ローマ教皇の中ロ接近、背後に米覇権への警戒感Photo:Mondadori Portfolio/gettyimages

【ローマ】ローマ教皇フランシスコの見方では、ウクライナ戦争は善対悪といった簡単なケースではない。

「赤ずきんは善でオオカミは悪だった。ウクライナ戦争の場合、象徴的な善人も悪人もいない」。ロシアのウクライナ侵攻はおとぎ話ではないとして、教皇は最近、カトリック系の記者団に対してこう話した。

 どちらの側にもつこうとしない教皇の姿勢はカトリック教会を超えて人々を驚かせている。
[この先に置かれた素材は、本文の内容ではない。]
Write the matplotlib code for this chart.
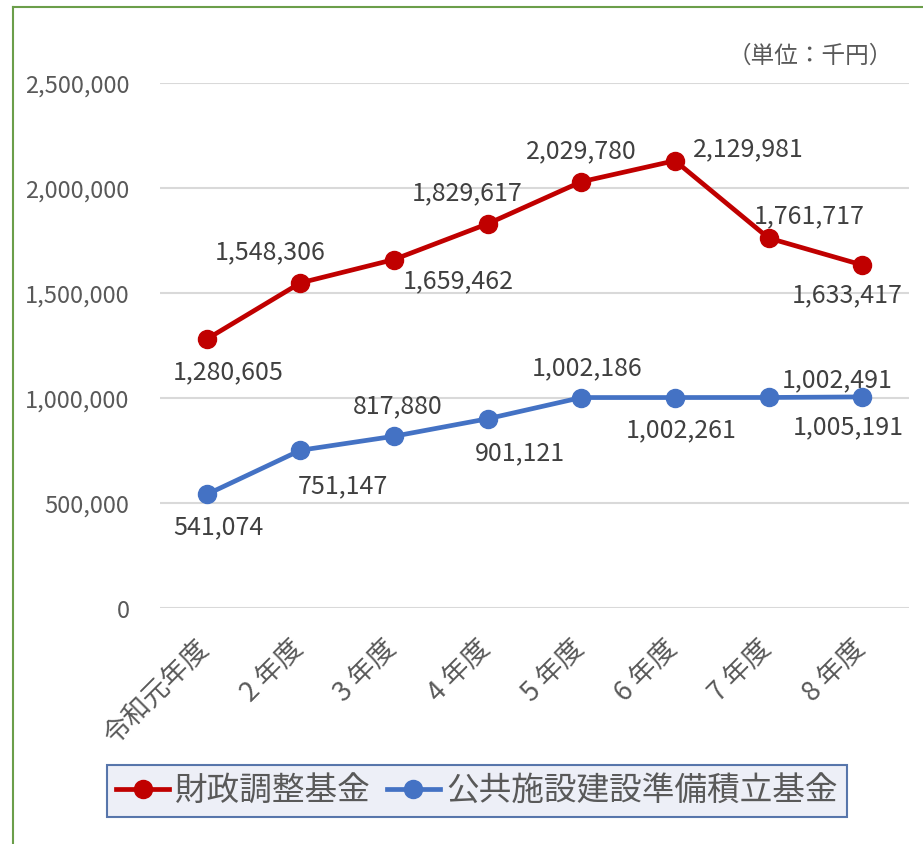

ウクライナ人の苦しみを嘆く一方で、ロシアを加害者として名指しすることなく抽象的な言葉で攻撃を非難している。西側が攻撃を挑発した可能性を一度ならず示唆している。

 教皇の立場の背後にあるのは、米国が支配する世界秩序への警戒と地政学的な対立で西側寄りと見られたくない気持ち、そして多極的な世界で主要な非西側の大国に接近したい思惑だ。

 教皇は近年、中国との関係確立を模索してきた。中国が独立した宗教への弾圧を行っているにもかかわらずだ。だが、中国国内のカトリック教会の司教任命において同国と協力するのに前向きなバチカン(ローマ教皇庁)の姿勢は報われていない。米政府の報告書によると、中国は教会の国家支配を拒否する聖職者への嫌がらせを続けている。